Prosecutors want pair in $52M mortgage fraud scheme sent back to prison
They lost their bid for a new trial in the largest mortgage fraud case in Nevada. Now federal prosecutors want a judge to order former real estate broker Eve Mazzarella and her ex-husband, Steven Grimm, returned to prison to continue serving lengthy terms behind bars while they appeal their 2011 convictions.
December 29, 2015 - 12:19 pm
They lost their bid for a new trial in the largest mortgage fraud case in Nevada.
Now federal prosecutors want a judge to order former real estate broker Eve Mazzarella and her ex-husband, Steven Grimm, returned to prison to continue serving lengthy terms behind bars while they appeal their 2011 convictions.

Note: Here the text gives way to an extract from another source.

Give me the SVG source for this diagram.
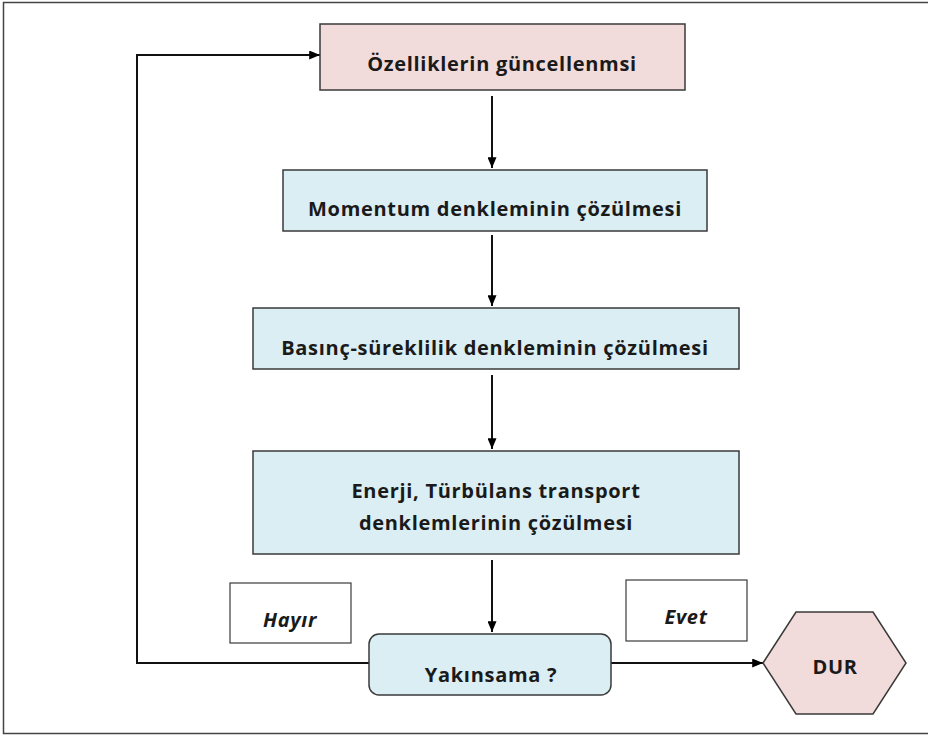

“The ‘substantial questions’ of law and fact they raised to be released from prison have been resolved by this court in favor of the government,” Assistant U.S. Attorney Sarah Griswold wrote in court papers filed late Monday.
Griswold asked U.S. District Judge James Mahan to order the once high-profile couple to surrender to federal authorities within two weeks. Grimm was sentenced to 25 years in prison and Mazzarella received 14 years.
Earlier this year, the 9th U.S. Circuit Court of Appeals in San Francisco ordered Grimm and Mazzarella released from prison while it considered the appeals. The court also ordered a hearing in federal court on their bid for a new trial based on alleged government misconduct.
But last week, following a two-day hearing, Mahan denied Grimm and Mazzarella a new trial and found that there was no government misconduct against them.
Federal prosecutors had argued all along that they presented overwhelming evidence of the guilt of the two defendants during the 10-week trial, and their convictions were not undermined by any evidence the government failed to turn over in the massive case.
Mahan agreed in his 12-page ruling.
He said he didn’t find a “reasonable probability that disclosure of the materials would have resulted in a different outcome at trial.”
Mahan also concluded that the defense failed to prove that the government violated the Fourth Amendment rights of the defendants with an unlawful search of Mazzarella’s business.
Prosecutors alleged financial institutions lost $52 million in the mortgage fraud scheme, which occurred between 2003 and 2008.